[What the task requires]: In the listing below, find the line that contains "Emit a Python" and the line that contains "from matplotlib.transforms import". Quote both and every line between them, exactly, and nothing more.
- - -
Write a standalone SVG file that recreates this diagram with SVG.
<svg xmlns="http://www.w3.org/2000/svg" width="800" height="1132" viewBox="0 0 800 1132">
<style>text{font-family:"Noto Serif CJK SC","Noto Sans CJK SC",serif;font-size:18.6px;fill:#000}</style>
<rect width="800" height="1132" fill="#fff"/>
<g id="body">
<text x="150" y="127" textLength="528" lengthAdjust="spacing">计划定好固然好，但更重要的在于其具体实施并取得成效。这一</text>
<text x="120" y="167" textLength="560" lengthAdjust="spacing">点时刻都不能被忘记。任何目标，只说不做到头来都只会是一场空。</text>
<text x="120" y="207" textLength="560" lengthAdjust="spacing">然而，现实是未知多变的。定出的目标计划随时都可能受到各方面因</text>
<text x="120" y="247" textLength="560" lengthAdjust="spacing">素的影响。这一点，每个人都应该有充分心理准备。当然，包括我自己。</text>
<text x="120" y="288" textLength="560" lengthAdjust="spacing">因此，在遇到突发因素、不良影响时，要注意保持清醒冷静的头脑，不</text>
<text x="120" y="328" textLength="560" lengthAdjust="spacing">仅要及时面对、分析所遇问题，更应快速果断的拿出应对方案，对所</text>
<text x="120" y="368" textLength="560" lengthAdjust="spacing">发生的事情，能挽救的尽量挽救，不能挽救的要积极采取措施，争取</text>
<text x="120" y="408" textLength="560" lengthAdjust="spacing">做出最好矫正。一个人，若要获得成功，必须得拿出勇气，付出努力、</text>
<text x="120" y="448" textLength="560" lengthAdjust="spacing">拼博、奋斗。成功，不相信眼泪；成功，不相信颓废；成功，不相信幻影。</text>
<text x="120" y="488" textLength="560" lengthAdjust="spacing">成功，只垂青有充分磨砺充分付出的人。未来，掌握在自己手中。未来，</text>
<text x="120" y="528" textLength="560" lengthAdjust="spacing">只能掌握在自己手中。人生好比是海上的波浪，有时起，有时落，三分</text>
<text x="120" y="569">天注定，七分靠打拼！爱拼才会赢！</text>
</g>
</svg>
- - -
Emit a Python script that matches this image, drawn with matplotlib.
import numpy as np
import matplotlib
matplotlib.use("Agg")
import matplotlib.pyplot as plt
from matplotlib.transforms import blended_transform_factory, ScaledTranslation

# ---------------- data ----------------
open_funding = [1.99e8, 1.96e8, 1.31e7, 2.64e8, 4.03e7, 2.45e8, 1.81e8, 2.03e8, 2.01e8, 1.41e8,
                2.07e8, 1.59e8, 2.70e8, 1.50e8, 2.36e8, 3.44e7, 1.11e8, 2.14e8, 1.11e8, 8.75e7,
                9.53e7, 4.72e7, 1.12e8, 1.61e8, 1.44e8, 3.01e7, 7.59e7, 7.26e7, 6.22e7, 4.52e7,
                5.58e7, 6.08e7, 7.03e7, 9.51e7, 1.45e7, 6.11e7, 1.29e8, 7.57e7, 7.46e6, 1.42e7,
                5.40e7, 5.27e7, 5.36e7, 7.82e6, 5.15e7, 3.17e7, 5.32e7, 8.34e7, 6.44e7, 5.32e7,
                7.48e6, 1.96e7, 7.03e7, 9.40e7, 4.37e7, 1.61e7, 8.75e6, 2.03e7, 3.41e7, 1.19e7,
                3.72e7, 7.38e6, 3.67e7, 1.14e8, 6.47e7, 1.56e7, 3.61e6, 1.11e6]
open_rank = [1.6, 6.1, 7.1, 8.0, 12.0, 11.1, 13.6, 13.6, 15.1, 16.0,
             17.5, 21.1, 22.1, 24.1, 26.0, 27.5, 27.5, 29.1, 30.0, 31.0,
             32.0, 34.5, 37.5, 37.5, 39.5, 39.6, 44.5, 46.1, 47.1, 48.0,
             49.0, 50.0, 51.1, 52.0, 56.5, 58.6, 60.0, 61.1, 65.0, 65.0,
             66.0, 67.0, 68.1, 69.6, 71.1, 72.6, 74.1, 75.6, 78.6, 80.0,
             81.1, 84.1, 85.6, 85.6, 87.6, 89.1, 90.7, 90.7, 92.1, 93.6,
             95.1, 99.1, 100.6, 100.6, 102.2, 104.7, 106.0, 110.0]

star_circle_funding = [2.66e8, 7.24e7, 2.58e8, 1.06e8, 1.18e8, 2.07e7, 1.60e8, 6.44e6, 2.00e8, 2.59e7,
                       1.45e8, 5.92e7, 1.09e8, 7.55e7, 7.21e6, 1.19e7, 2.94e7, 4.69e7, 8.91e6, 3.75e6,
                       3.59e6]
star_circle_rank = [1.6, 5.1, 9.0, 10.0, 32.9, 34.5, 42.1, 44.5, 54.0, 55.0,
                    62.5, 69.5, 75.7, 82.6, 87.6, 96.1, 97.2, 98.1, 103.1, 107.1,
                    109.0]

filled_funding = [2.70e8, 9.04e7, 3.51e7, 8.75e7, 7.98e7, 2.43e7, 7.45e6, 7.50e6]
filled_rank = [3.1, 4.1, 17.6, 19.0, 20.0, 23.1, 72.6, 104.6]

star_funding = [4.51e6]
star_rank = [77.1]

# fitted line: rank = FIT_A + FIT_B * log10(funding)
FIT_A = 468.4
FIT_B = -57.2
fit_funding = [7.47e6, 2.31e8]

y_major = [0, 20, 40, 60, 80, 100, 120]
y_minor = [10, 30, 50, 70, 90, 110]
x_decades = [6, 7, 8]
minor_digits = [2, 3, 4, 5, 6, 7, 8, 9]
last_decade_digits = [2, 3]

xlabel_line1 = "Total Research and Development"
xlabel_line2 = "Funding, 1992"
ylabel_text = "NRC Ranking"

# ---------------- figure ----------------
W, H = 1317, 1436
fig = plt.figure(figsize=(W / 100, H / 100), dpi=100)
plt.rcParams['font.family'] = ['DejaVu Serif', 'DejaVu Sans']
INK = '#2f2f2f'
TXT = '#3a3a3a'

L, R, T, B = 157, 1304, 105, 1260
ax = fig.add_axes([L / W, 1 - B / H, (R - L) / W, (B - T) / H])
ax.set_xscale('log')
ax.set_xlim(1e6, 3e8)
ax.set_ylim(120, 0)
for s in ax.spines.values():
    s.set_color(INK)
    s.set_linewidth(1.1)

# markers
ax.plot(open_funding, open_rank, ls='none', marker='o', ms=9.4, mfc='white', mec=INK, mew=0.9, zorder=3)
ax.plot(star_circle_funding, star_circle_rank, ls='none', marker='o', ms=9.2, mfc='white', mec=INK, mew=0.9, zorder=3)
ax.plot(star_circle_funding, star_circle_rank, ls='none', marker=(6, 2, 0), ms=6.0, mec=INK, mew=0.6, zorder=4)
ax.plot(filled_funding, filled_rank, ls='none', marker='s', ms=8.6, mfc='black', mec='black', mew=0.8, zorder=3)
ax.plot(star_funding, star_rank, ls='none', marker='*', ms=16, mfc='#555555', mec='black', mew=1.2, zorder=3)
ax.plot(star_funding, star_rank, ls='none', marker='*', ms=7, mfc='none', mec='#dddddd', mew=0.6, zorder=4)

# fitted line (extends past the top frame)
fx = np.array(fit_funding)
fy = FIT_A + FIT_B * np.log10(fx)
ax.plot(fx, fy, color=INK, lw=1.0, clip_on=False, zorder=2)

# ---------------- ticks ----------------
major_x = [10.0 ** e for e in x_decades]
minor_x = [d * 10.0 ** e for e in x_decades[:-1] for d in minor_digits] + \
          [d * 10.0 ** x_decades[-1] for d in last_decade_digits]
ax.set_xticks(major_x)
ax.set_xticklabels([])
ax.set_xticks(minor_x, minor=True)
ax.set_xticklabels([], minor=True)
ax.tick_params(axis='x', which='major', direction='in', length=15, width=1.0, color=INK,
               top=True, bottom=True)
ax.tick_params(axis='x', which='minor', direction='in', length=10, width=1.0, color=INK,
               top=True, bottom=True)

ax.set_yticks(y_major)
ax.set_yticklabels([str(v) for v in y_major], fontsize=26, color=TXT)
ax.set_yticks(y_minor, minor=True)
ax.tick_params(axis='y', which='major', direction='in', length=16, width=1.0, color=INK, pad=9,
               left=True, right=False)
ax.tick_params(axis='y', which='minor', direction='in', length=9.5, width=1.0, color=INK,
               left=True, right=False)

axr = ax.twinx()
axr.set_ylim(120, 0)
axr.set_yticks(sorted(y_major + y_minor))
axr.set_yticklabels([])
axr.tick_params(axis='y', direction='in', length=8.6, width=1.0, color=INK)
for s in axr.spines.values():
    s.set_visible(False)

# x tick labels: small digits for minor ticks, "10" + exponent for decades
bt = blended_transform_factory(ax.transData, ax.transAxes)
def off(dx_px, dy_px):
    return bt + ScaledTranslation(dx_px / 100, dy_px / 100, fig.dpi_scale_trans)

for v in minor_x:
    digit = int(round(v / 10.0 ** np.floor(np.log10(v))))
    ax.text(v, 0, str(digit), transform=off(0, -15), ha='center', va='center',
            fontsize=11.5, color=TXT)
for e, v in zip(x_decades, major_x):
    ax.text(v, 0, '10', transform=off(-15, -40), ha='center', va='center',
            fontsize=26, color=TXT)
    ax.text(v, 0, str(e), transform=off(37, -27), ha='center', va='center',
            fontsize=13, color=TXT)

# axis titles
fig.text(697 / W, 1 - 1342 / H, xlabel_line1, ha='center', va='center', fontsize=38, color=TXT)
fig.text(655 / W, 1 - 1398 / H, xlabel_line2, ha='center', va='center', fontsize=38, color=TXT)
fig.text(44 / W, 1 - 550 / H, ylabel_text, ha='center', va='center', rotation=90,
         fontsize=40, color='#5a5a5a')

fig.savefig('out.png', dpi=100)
- - -
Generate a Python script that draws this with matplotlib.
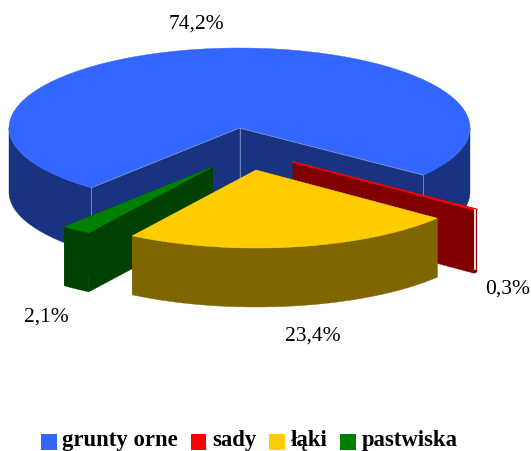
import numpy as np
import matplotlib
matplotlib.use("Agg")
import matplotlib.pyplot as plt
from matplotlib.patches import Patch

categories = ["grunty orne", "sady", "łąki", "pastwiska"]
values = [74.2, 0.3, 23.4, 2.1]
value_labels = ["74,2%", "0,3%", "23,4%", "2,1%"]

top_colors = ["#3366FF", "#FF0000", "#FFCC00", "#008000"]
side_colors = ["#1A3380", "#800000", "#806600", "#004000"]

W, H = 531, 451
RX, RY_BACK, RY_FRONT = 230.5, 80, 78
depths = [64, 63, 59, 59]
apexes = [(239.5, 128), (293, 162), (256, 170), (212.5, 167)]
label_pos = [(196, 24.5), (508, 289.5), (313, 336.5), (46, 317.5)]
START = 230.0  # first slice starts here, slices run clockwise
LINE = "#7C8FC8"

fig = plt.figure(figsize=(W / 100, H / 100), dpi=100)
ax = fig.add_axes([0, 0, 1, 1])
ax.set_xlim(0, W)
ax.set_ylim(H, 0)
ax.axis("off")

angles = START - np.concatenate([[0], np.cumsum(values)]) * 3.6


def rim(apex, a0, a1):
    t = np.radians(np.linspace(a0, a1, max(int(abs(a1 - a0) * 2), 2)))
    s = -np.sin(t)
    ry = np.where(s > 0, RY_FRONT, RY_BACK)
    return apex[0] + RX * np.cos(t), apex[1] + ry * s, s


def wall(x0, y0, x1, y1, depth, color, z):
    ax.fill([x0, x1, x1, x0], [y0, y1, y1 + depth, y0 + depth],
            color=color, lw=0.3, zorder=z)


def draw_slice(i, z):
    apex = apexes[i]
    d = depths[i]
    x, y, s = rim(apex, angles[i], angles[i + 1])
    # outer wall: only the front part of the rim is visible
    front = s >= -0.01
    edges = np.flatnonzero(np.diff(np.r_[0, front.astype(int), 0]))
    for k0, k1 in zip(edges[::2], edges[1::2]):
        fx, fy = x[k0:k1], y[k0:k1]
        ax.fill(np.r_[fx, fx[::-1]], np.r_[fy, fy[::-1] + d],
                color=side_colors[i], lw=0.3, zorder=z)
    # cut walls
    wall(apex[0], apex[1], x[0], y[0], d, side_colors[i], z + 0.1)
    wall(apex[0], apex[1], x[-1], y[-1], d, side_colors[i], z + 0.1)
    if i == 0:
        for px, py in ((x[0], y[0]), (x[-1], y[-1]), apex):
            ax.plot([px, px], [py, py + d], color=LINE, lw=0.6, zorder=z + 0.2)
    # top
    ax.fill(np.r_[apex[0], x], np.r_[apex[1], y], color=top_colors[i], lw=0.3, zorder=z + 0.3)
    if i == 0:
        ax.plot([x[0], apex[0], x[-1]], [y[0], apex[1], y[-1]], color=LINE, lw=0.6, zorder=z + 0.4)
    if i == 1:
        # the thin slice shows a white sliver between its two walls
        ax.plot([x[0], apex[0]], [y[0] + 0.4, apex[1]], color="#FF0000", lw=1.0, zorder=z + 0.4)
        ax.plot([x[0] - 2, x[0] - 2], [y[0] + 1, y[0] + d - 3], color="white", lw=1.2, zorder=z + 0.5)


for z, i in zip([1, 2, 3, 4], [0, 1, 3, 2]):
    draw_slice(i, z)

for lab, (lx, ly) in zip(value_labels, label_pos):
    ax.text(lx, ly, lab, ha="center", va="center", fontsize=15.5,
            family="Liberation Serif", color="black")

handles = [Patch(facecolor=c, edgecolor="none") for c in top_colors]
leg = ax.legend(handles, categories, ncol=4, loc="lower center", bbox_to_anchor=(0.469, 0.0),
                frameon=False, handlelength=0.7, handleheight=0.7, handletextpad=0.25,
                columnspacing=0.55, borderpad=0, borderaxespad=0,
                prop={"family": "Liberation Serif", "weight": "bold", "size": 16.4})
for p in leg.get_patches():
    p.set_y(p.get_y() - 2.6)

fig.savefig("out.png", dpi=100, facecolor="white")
- - -
[Task solution]:
Emit a Python script that matches this image, drawn with matplotlib.
import numpy as np
import matplotlib
matplotlib.use("Agg")
import matplotlib.pyplot as plt
from matplotlib.transforms import blended_transform_factory, ScaledTranslation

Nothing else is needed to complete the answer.